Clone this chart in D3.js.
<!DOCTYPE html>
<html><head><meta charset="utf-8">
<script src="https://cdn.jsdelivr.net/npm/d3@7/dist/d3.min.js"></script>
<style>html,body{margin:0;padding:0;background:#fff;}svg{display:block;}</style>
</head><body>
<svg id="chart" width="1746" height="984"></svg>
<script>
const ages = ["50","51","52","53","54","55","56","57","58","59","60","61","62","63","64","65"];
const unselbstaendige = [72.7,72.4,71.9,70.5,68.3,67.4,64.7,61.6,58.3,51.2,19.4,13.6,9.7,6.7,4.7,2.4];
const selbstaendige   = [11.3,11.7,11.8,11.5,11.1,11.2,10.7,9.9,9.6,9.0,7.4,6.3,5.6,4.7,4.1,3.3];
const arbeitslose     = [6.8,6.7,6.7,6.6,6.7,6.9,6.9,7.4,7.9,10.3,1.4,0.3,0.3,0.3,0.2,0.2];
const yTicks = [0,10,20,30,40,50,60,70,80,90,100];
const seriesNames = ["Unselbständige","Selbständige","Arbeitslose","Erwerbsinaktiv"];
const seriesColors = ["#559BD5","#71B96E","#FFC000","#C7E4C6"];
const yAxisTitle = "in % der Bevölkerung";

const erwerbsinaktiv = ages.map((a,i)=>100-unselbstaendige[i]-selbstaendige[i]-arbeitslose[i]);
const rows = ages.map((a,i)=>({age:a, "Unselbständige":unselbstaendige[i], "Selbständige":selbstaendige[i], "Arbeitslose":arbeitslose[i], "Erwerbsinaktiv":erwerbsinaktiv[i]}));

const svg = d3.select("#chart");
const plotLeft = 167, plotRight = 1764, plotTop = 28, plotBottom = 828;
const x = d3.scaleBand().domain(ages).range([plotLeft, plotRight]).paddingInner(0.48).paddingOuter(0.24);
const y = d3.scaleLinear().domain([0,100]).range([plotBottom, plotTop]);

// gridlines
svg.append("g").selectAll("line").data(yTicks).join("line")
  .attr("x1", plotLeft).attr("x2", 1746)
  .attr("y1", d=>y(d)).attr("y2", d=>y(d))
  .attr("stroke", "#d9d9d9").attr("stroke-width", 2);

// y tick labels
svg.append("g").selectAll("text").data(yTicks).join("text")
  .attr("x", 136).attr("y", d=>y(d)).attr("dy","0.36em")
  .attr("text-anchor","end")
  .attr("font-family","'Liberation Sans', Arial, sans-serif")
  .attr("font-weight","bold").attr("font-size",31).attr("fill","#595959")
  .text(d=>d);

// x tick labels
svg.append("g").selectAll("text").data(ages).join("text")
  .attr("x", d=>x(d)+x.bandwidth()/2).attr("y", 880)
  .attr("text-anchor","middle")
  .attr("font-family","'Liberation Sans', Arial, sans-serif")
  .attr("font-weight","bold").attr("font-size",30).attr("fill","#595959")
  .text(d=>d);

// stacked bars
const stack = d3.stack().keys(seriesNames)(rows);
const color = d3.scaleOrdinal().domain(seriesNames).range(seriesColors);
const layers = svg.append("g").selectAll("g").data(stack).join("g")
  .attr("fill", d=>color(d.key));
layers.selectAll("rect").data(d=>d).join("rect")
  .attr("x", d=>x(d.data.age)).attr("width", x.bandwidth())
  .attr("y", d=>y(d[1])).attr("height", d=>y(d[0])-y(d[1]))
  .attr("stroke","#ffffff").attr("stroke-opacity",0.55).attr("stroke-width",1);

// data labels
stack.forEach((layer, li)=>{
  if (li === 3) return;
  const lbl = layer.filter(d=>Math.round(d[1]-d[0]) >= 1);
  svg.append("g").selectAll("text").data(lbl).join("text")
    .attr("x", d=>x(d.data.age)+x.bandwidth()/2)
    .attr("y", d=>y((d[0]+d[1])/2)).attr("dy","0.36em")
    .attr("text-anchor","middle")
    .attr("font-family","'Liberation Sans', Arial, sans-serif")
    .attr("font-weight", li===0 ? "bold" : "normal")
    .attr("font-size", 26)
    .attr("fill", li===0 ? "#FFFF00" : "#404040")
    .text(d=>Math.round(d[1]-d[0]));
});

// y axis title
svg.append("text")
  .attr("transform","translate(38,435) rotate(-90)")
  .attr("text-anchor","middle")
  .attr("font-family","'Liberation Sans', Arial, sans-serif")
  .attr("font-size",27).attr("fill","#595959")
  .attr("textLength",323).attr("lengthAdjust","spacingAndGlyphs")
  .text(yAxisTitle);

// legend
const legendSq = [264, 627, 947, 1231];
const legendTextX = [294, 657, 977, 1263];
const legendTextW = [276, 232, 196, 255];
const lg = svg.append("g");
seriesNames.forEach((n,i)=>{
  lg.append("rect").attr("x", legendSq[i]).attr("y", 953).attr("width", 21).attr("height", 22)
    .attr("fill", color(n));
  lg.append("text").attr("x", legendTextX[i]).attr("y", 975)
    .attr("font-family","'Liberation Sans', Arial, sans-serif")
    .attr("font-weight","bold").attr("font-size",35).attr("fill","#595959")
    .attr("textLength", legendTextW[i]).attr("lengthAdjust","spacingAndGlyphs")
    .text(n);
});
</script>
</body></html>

━━━━━━━━━━━━━━━━━━━━

EXERCISE DETAILS → Give only the number of lines that include the word "chart".

WRITTEN SOLUTION → 3